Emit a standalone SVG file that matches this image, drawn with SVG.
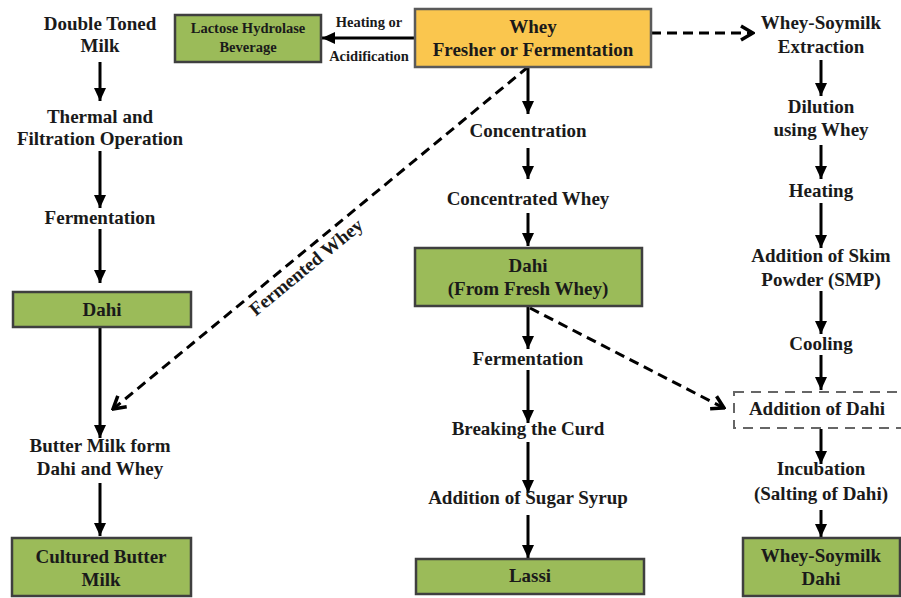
<svg xmlns="http://www.w3.org/2000/svg" width="901" height="598" viewBox="0 0 901 598">
<defs>
<style>
text{font-family:"Liberation Serif","Times New Roman",serif;font-weight:bold;fill:#1a1a1a;text-anchor:middle;}
.t{font-size:19px;}
.s{font-size:14.5px;}
.box{fill:#9BBB59;stroke:#3f3f3f;stroke-width:2.5;}
.ybox{fill:#FAC64E;stroke:#5a5a5a;stroke-width:2.5;}
.dbox{fill:none;stroke:#666;stroke-width:2;stroke-dasharray:10 7;}
.a{stroke:#000;stroke-width:3;fill:none;marker-end:url(#ah);}
.d{stroke:#000;stroke-width:3;fill:none;stroke-dasharray:10 6;marker-end:url(#oh);}
</style>
<marker id="ah" markerUnits="userSpaceOnUse" markerWidth="14" markerHeight="14" viewBox="0 0 14 14" refX="13" refY="7" orient="auto">
<path d="M0,1 L13,7 L0,13 Z" fill="#000"/>
</marker>
<marker id="oh" markerUnits="userSpaceOnUse" markerWidth="16" markerHeight="18" viewBox="0 0 16 18" refX="14" refY="9" orient="auto">
<path d="M2,2 L14,9 L2,16" fill="none" stroke="#000" stroke-width="3.5"/>
</marker>
</defs>
<rect width="901" height="598" fill="#fff"/>

<g id="connectors">
<line class="a" x1="100" y1="62" x2="100" y2="101"/>
<line class="a" x1="100" y1="151" x2="100" y2="208"/>
<line class="a" x1="100" y1="229" x2="100" y2="283"/>
<line class="a" x1="100" y1="328" x2="100" y2="438"/>
<line class="a" x1="100" y1="483" x2="100" y2="536"/>
<line class="a" x1="415" y1="38" x2="322" y2="38"/>
<line class="d" x1="651" y1="33" x2="753" y2="33"/>
<line class="a" x1="528" y1="67" x2="528" y2="114"/>
<line class="a" x1="528" y1="148" x2="528" y2="179"/>
<line class="a" x1="528" y1="213" x2="528" y2="246"/>
<line class="a" x1="528" y1="307" x2="528" y2="349"/>
<line class="a" x1="528" y1="370" x2="528" y2="423"/>
<line class="a" x1="528" y1="442" x2="528" y2="493"/>
<line class="a" x1="528" y1="515" x2="528" y2="558"/>
<line class="d" x1="528" y1="67" x2="113" y2="409"/>
<line class="d" x1="530" y1="308" x2="724" y2="408"/>
<line class="a" x1="821" y1="60" x2="821" y2="96"/>
<line class="a" x1="821" y1="145" x2="821" y2="179"/>
<line class="a" x1="821" y1="203" x2="821" y2="248"/>
<line class="a" x1="821" y1="291" x2="821" y2="334"/>
<line class="a" x1="821" y1="355" x2="821" y2="390"/>
<line class="a" x1="821" y1="429" x2="821" y2="464"/>
<line class="a" x1="821" y1="510" x2="821" y2="537"/>
<text class="s" x="369" y="27">Heating or</text>
<text class="s" x="369" y="61">Acidification</text>
<text class="t" transform="translate(310,272) rotate(-39.5)">Fermented Whey</text>
</g>

<g id="n-double-toned"><text class="t" x="100" y="30">Double Toned</text><text class="t" x="100" y="52">Milk</text></g>
<g id="n-thermal"><text class="t" x="100" y="123">Thermal and</text><text class="t" x="100" y="145">Filtration Operation</text></g>
<g id="n-fermentation1"><text class="t" x="100" y="224">Fermentation</text></g>
<g id="n-dahi1"><rect class="box" x="13" y="292" width="178" height="35"/><text class="t" x="102" y="316">Dahi</text></g>
<g id="n-buttermilk"><text class="t" x="100" y="452">Butter Milk form</text><text class="t" x="100" y="475">Dahi and Whey</text></g>
<g id="n-cultured"><rect class="box" x="12" y="538" width="179" height="58"/><text class="t" x="101" y="563">Cultured Butter</text><text class="t" x="101" y="586">Milk</text></g>

<g id="n-lactose"><rect class="box" x="175" y="15" width="146" height="47"/><text class="s" x="248" y="33">Lactose Hydrolase</text><text class="s" x="248" y="52">Beverage</text></g>
<g id="n-whey"><rect class="ybox" x="415" y="9" width="236" height="58"/><text class="t" x="533" y="33">Whey</text><text class="t" x="533" y="56">Fresher or Fermentation</text></g>
<g id="n-concentration"><text class="t" x="528" y="137">Concentration</text></g>
<g id="n-concwhey"><text class="t" x="528" y="205">Concentrated Whey</text></g>
<g id="n-dahi2"><rect class="box" x="415" y="248" width="227" height="58"/><text class="t" x="528" y="272">Dahi</text><text class="t" x="528" y="295">(From Fresh Whey)</text></g>
<g id="n-fermentation2"><text class="t" x="528" y="365">Fermentation</text></g>
<g id="n-breaking"><text class="t" x="528" y="435">Breaking the Curd</text></g>
<g id="n-sugar"><text class="t" x="528" y="504">Addition of Sugar Syrup</text></g>
<g id="n-lassi"><rect class="box" x="416" y="559" width="228" height="35"/><text class="t" x="530" y="582">Lassi</text></g>

<g id="n-extraction"><text class="t" x="821" y="29">Whey-Soymilk</text><text class="t" x="821" y="53">Extraction</text></g>
<g id="n-dilution"><text class="t" x="821" y="113">Dilution</text><text class="t" x="821" y="136">using Whey</text></g>
<g id="n-heating"><text class="t" x="821" y="197">Heating</text></g>
<g id="n-smp"><text class="t" x="821" y="262">Addition of Skim</text><text class="t" x="821" y="286">Powder (SMP)</text></g>
<g id="n-cooling"><text class="t" x="821" y="350">Cooling</text></g>
<g id="n-adddahi"><rect class="dbox" x="734" y="392" width="170" height="36"/><text class="t" x="817" y="415">Addition of Dahi</text></g>
<g id="n-incubation"><text class="t" x="821" y="475">Incubation</text><text class="t" x="821" y="500">(Salting of Dahi)</text></g>
<g id="n-wsdahi"><rect class="box" x="743" y="538" width="157" height="58"/><text class="t" x="821" y="562">Whey-Soymilk</text><text class="t" x="821" y="585">Dahi</text></g>
</svg>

◆ Problem
Leave out the pictures and transcribe everything else exactly.

◆ Finished answer
Emit a standalone SVG file that matches this image, drawn with SVG.
<svg xmlns="http://www.w3.org/2000/svg" width="901" height="598" viewBox="0 0 901 598">
<defs>
<style>
text{font-family:"Liberation Serif","Times New Roman",serif;font-weight:bold;fill:#1a1a1a;text-anchor:middle;}
.t{font-size:19px;}
.s{font-size:14.5px;}
.box{fill:#9BBB59;stroke:#3f3f3f;stroke-width:2.5;}
.ybox{fill:#FAC64E;stroke:#5a5a5a;stroke-width:2.5;}
.dbox{fill:none;stroke:#666;stroke-width:2;stroke-dasharray:10 7;}
.a{stroke:#000;stroke-width:3;fill:none;marker-end:url(#ah);}
.d{stroke:#000;stroke-width:3;fill:none;stroke-dasharray:10 6;marker-end:url(#oh);}
</style>
<marker id="ah" markerUnits="userSpaceOnUse" markerWidth="14" markerHeight="14" viewBox="0 0 14 14" refX="13" refY="7" orient="auto">
<path d="M0,1 L13,7 L0,13 Z" fill="#000"/>
</marker>
<marker id="oh" markerUnits="userSpaceOnUse" markerWidth="16" markerHeight="18" viewBox="0 0 16 18" refX="14" refY="9" orient="auto">
<path d="M2,2 L14,9 L2,16" fill="none" stroke="#000" stroke-width="3.5"/>
</marker>
</defs>
<rect width="901" height="598" fill="#fff"/>

<g id="connectors">
<line class="a" x1="100" y1="62" x2="100" y2="101"/>
<line class="a" x1="100" y1="151" x2="100" y2="208"/>
<line class="a" x1="100" y1="229" x2="100" y2="283"/>
<line class="a" x1="100" y1="328" x2="100" y2="438"/>
<line class="a" x1="100" y1="483" x2="100" y2="536"/>
<line class="a" x1="415" y1="38" x2="322" y2="38"/>
<line class="d" x1="651" y1="33" x2="753" y2="33"/>
<line class="a" x1="528" y1="67" x2="528" y2="114"/>
<line class="a" x1="528" y1="148" x2="528" y2="179"/>
<line class="a" x1="528" y1="213" x2="528" y2="246"/>
<line class="a" x1="528" y1="307" x2="528" y2="349"/>
<line class="a" x1="528" y1="370" x2="528" y2="423"/>
<line class="a" x1="528" y1="442" x2="528" y2="493"/>
<line class="a" x1="528" y1="515" x2="528" y2="558"/>
<line class="d" x1="528" y1="67" x2="113" y2="409"/>
<line class="d" x1="530" y1="308" x2="724" y2="408"/>
<line class="a" x1="821" y1="60" x2="821" y2="96"/>
<line class="a" x1="821" y1="145" x2="821" y2="179"/>
<line class="a" x1="821" y1="203" x2="821" y2="248"/>
<line class="a" x1="821" y1="291" x2="821" y2="334"/>
<line class="a" x1="821" y1="355" x2="821" y2="390"/>
<line class="a" x1="821" y1="429" x2="821" y2="464"/>
<line class="a" x1="821" y1="510" x2="821" y2="537"/>
<text class="s" x="369" y="27">Heating or</text>
<text class="s" x="369" y="61">Acidification</text>
<text class="t" transform="translate(310,272) rotate(-39.5)">Fermented Whey</text>
</g>

<g id="n-double-toned"><text class="t" x="100" y="30">Double Toned</text><text class="t" x="100" y="52">Milk</text></g>
<g id="n-thermal"><text class="t" x="100" y="123">Thermal and</text><text class="t" x="100" y="145">Filtration Operation</text></g>
<g id="n-fermentation1"><text class="t" x="100" y="224">Fermentation</text></g>
<g id="n-dahi1"><rect class="box" x="13" y="292" width="178" height="35"/><text class="t" x="102" y="316">Dahi</text></g>
<g id="n-buttermilk"><text class="t" x="100" y="452">Butter Milk form</text><text class="t" x="100" y="475">Dahi and Whey</text></g>
<g id="n-cultured"><rect class="box" x="12" y="538" width="179" height="58"/><text class="t" x="101" y="563">Cultured Butter</text><text class="t" x="101" y="586">Milk</text></g>

<g id="n-lactose"><rect class="box" x="175" y="15" width="146" height="47"/><text class="s" x="248" y="33">Lactose Hydrolase</text><text class="s" x="248" y="52">Beverage</text></g>
<g id="n-whey"><rect class="ybox" x="415" y="9" width="236" height="58"/><text class="t" x="533" y="33">Whey</text><text class="t" x="533" y="56">Fresher or Fermentation</text></g>
<g id="n-concentration"><text class="t" x="528" y="137">Concentration</text></g>
<g id="n-concwhey"><text class="t" x="528" y="205">Concentrated Whey</text></g>
<g id="n-dahi2"><rect class="box" x="415" y="248" width="227" height="58"/><text class="t" x="528" y="272">Dahi</text><text class="t" x="528" y="295">(From Fresh Whey)</text></g>
<g id="n-fermentation2"><text class="t" x="528" y="365">Fermentation</text></g>
<g id="n-breaking"><text class="t" x="528" y="435">Breaking the Curd</text></g>
<g id="n-sugar"><text class="t" x="528" y="504">Addition of Sugar Syrup</text></g>
<g id="n-lassi"><rect class="box" x="416" y="559" width="228" height="35"/><text class="t" x="530" y="582">Lassi</text></g>

<g id="n-extraction"><text class="t" x="821" y="29">Whey-Soymilk</text><text class="t" x="821" y="53">Extraction</text></g>
<g id="n-dilution"><text class="t" x="821" y="113">Dilution</text><text class="t" x="821" y="136">using Whey</text></g>
<g id="n-heating"><text class="t" x="821" y="197">Heating</text></g>
<g id="n-smp"><text class="t" x="821" y="262">Addition of Skim</text><text class="t" x="821" y="286">Powder (SMP)</text></g>
<g id="n-cooling"><text class="t" x="821" y="350">Cooling</text></g>
<g id="n-adddahi"><rect class="dbox" x="734" y="392" width="170" height="36"/><text class="t" x="817" y="415">Addition of Dahi</text></g>
<g id="n-incubation"><text class="t" x="821" y="475">Incubation</text><text class="t" x="821" y="500">(Salting of Dahi)</text></g>
<g id="n-wsdahi"><rect class="box" x="743" y="538" width="157" height="58"/><text class="t" x="821" y="562">Whey-Soymilk</text><text class="t" x="821" y="585">Dahi</text></g>
</svg>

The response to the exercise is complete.